Interplanetary Spacelines, he thought gleefully, he comes Lumping Jack.
He hoped to make enough from the venture to put down a deposit on one of the new retrograde engines just now becoming available to the smaller operator. As it was he and others like him were mostly restricted to in-system business, the routine ferrying of low-profit-margin goods and services, even resorting to the transport of passengers. But not any longer; this was it, the opportunity he'd been waiting for.
Eighty-seven hours it took to make the crossing.
Morgan had heard some weird tales concerning Jupiter's fourth moon and the pivotal station it carried piggyback, but was fully prepared, he believed, for every eventuality.
The Happy Monkey nosed into
Sarpendon's topside dock. All that stood between him and his potential customers was six centimetres of amalgamated steel.

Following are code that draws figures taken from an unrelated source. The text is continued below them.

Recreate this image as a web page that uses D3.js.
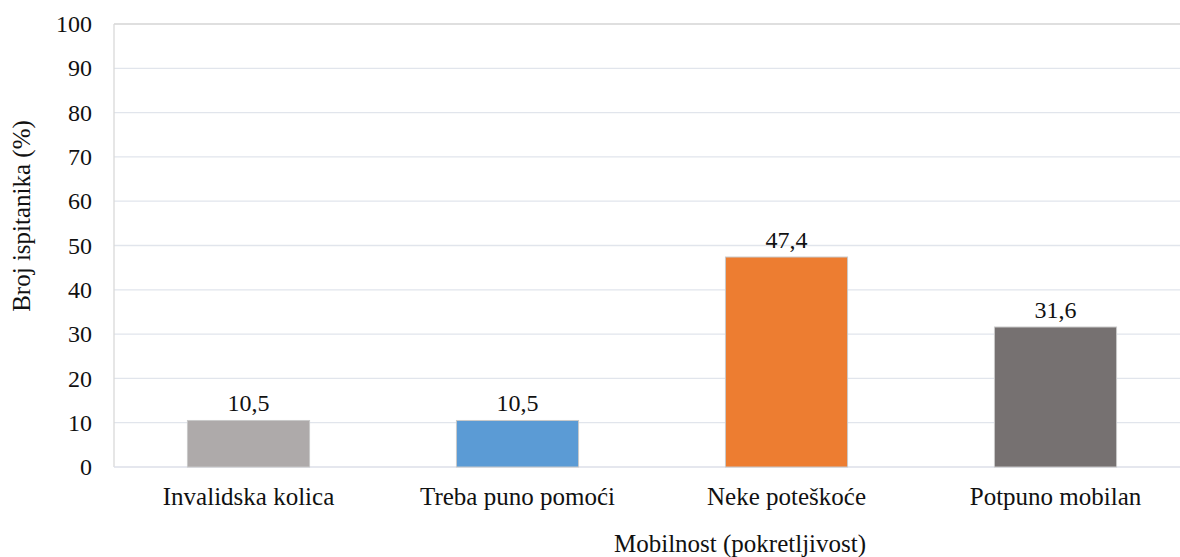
<!DOCTYPE html>
<html>
<head>
<meta charset="utf-8">
<script src="https://cdn.jsdelivr.net/npm/d3@7"></script>
<style>
  body { margin: 0; background: #fff; }
  svg text { font-family: 'Liberation Serif', 'Times New Roman', Times, serif !important; fill: #111; }
</style>
</head>
<body>
<div id="chart"></div>
<script>
// data
var categories = ["Invalidska kolica", "Treba puno pomoći", "Neke poteškoće", "Potpuno mobilan"];
var values = [10.5, 10.5, 47.4, 31.6];
var labels = ["10,5", "10,5", "47,4", "31,6"];
var colors = ["#AEAAAA", "#5B9BD5", "#ED7D31", "#767171"];
var yTicks = [0, 10, 20, 30, 40, 50, 60, 70, 80, 90, 100];

var serif = "'Liberation Serif', 'Times New Roman', Times, serif";

var svg = d3.select("#chart").append("svg").attr("width", 1180).attr("height", 557)
    .style("font-family", serif);

var mLeft = 114, mRight = 1190, mTop = 24, mBottom = 467;

var x = d3.scaleBand().domain(categories).range([mLeft, mRight])
    .paddingInner(0.546).paddingOuter(0.273);
var y = d3.scaleLinear().domain([0, 100]).range([mBottom, mTop]);

// gridlines
svg.append("g").selectAll("line")
   .data(yTicks.filter(function (d) { return d > 0 && d < 100; }))
   .enter().append("line")
   .attr("x1", mLeft).attr("x2", mRight)
   .attr("y1", function (d) { return y(d); }).attr("y2", function (d) { return y(d); })
   .attr("stroke", "#E1E5EC").attr("stroke-width", 1.3);

// plot border top/left and baseline
svg.append("line").attr("x1", mLeft).attr("x2", mRight).attr("y1", y(100)).attr("y2", y(100))
   .attr("stroke", "#D4D4D4").attr("stroke-width", 1.5);
svg.append("line").attr("x1", mLeft).attr("x2", mLeft).attr("y1", y(100)).attr("y2", y(0))
   .attr("stroke", "#D9D9D9").attr("stroke-width", 1.3);
svg.append("line").attr("x1", mLeft).attr("x2", mRight).attr("y1", y(0)).attr("y2", y(0))
   .attr("stroke", "#DCDFE8").attr("stroke-width", 1.5);

// y axis labels
var yAxis = d3.axisLeft(y).tickValues(yTicks).tickSize(0).tickPadding(22);
var gy = svg.append("g").attr("transform", "translate(" + mLeft + ",0)").call(yAxis)
    .attr("font-family", null).attr("font-size", null);
gy.select(".domain").remove();
gy.selectAll("text").style("font-size", "24px").style("font-family", serif).attr("fill", "#111");

// bars
svg.selectAll("rect.bar")
   .data(values)
   .enter().append("rect")
   .attr("class", "bar")
   .attr("x", function (d, i) { return x(categories[i]); })
   .attr("width", x.bandwidth())
   .attr("y", function (d) { return y(d); })
   .attr("height", function (d) { return y(0) - y(d); })
   .attr("fill", function (d, i) { return colors[i]; })
   .attr("stroke", "#C9C9C9").attr("stroke-width", 1);

// value labels
svg.selectAll("text.val")
   .data(values)
   .enter().append("text")
   .attr("class", "val")
   .attr("x", function (d, i) { return x(categories[i]) + x.bandwidth() / 2; })
   .attr("y", function (d) { return y(d) - 9; })
   .attr("text-anchor", "middle")
   .style("font-size", "24px").style("font-family", serif)
   .text(function (d, i) { return labels[i]; });

// x axis labels
var xAxis = d3.axisBottom(x).tickSize(0).tickPadding(20);
var gx = svg.append("g").attr("transform", "translate(0," + mBottom + ")").call(xAxis)
    .attr("font-family", null).attr("font-size", null);
gx.select(".domain").remove();
gx.selectAll("text").style("font-size", "25px").style("font-family", serif).attr("fill", "#111");

// axis titles
svg.append("text").attr("x", 740).attr("y", 552).attr("text-anchor", "middle")
   .style("font-size", "25px").style("font-family", serif).text("Mobilnost (pokretljivost)");
svg.append("text").attr("transform", "translate(30,216) rotate(-90)").attr("text-anchor", "middle")
   .style("font-size", "25px").style("font-family", serif).text("Broj ispitanika (%)");
</script>
</body>
</html>
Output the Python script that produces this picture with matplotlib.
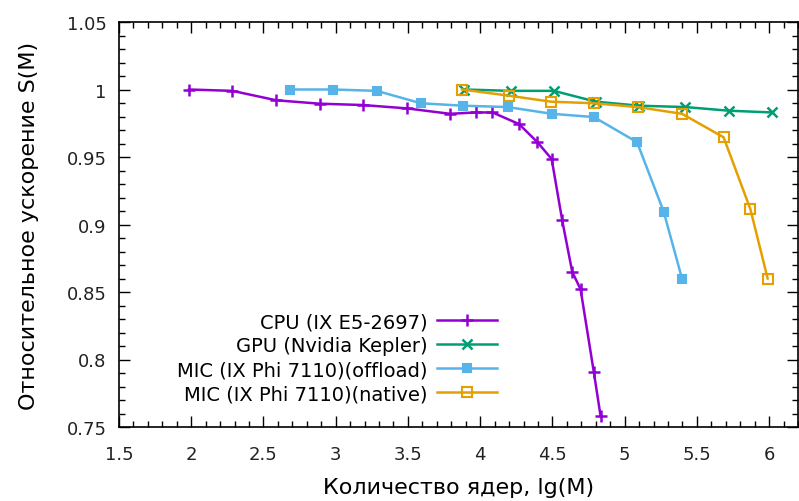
import matplotlib
matplotlib.use('Agg')
import matplotlib.pyplot as plt
from matplotlib.ticker import MultipleLocator

# series (x = lg(M), y = S(M))
cpu_x = [1.985, 2.285, 2.589, 2.888, 3.187, 3.494, 3.791, 3.970, 4.085,
         4.269, 4.396, 4.495, 4.568, 4.637, 4.695, 4.787, 4.833]
cpu_y = [1.000, 0.999, 0.992, 0.9895, 0.9885, 0.986, 0.982, 0.983, 0.983,
         0.9744, 0.961, 0.9485, 0.903, 0.865, 0.852, 0.7905, 0.7584]

gpu_x = [3.89, 4.21, 4.51, 4.80, 5.10, 5.42, 5.72, 6.02]
gpu_y = [1.000, 0.999, 0.999, 0.991, 0.988, 0.987, 0.9843, 0.983]

off_x = [2.681, 2.98, 3.284, 3.59, 3.88, 4.19, 4.495, 4.787, 5.086, 5.27, 5.397]
off_y = [1.000, 1.000, 0.999, 0.9898, 0.988, 0.987, 0.982, 0.9796, 0.961, 0.9096, 0.860]

nat_x = [3.874, 4.20, 4.488, 4.787, 5.09, 5.397, 5.685, 5.87, 5.99]
nat_y = [1.000, 0.9954, 0.991, 0.9898, 0.987, 0.982, 0.9646, 0.9115, 0.860]

labels = ['CPU (IX E5-2697)', 'GPU (Nvidia Kepler)',
          'MIC (IX Phi 7110)(offload)', 'MIC (IX Phi 7110)(native)']

fig = plt.figure(figsize=(7.99, 5.02), dpi=100)
ax = fig.add_axes([119/799, 1 - 428/502, (798-119)/799, (428-23)/502])

ax.plot(cpu_x, cpu_y, color='#9400d3', lw=1.8, marker='+', ms=9, mew=1.8, label=labels[0])
ax.plot(gpu_x, gpu_y, color='#009e73', lw=1.8, marker='x', ms=6.5, mew=1.8, label=labels[1])
ax.plot(off_x, off_y, color='#56b4e9', lw=1.8, marker='s', ms=6, mew=1.5, label=labels[2])
ax.plot(nat_x, nat_y, color='#e69f00', lw=1.8, marker='s', ms=6.5, mew=1.5,
        mfc='none', label=labels[3])

ax.set_xlim(1.5, 6.2)
ax.set_ylim(0.75, 1.05)
ax.xaxis.set_minor_locator(MultipleLocator(0.1))
ax.yaxis.set_minor_locator(MultipleLocator(0.01))
ax.set_xticks([1.5, 2, 2.5, 3, 3.5, 4, 4.5, 5, 5.5, 6],
              ['1.5', '2', '2.5', '3', '3.5', '4', '4.5', '5', '5.5', '6'])
ax.set_yticks([0.75, 0.8, 0.85, 0.9, 0.95, 1.0, 1.05],
              ['0.75', '0.8', '0.85', '0.9', '0.95', '1', '1.05'])
ax.tick_params(which='both', direction='in', top=True, right=True,
               labelsize=13, colors='black', labelcolor='#222222', width=1)
ax.tick_params(which='major', length=8)
ax.tick_params(which='minor', length=4)
ax.tick_params(axis='x', which='major', pad=13)
ax.tick_params(axis='y', which='major', pad=9)
for s in ax.spines.values():
    s.set_linewidth(1.2)

ax.set_xlabel('Количество ядер, lg(M)', fontsize=16, labelpad=10)
ax.set_ylabel('Относительное ускорение S(M)', fontsize=16, labelpad=20)

leg = ax.legend(loc='lower right', bbox_to_anchor=(507/799, (502-414)/502),
                bbox_transform=fig.transFigure, frameon=False, markerfirst=False,
                fontsize=14, handlelength=3.1, handletextpad=0.5,
                labelspacing=0.26, borderpad=0)

fig.savefig('out.png', dpi=100)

And a confiscation order...
‘Illegal?’
‘Yes; I'm sorry.’
Morgan was speechless.
‘All alien species are forbidden within the precincts of the station. Rules.’ The man said this last with a shrug. ‘Anything you bring from your ship will be seized.’
Nonchalant, Lumping Jack interpreted his attitude; the fucking cunt; everything her owned, possessed or could lay his hands on had gone into getting here, loaded, and for what? Zilch...he was wiped out, washed up, fin.
‘Where can I get a job?’ he said.
The man changed hats.
Kate Droover punched the correct time-date sequence into the lock and stepped back. The hatch screeched open and the floor raised her out with the morning sun. From this airy vantage it was easy to see how the canyon got its name.
To her left, subtly camouflaged, was a shady awning. She dumped her pile of comics on a stool and sat cross-legged on the cool stone.
It was there to be read, Kate knew, the facts as expounded by Ernie and presented by Uncle Stylo, each separate panel hand-drawn, shades of black, blue, pink, crimson, green, white and purple.
He'd been duped, that much was clear.
Pot-plants and cheeses...
Life for the foreseeable future was recycled and insulated, hermetically sealed and filtered. The job was glider pilot. He was, for the first time in his life, part of a team. They were twelve: himself, a mechanic and ten drillers, swept up in a bizarre half-light, tossed on undetectable winds and immersed in miragelike contours, reflections from the gas giant dominating the Europan sky. It was impossible to think in terms of day and night. The great red spot, God's thumbprint, ornamented the icy surface...almost as often as he did, waist-deep in the frozen illusions, stepping carefully to avoid the ephemeral pits and interstices. Morgan's head floated. This was research at its most basic and raw.
And a synthetic version was still not perfected.
Rocket fuel, the insubstantial element, the complex mutation of achromatic gases, lay in scattered pockets beneath the moon's inhospitable crust.
And it was running out.
Did very strange things, the real stuff.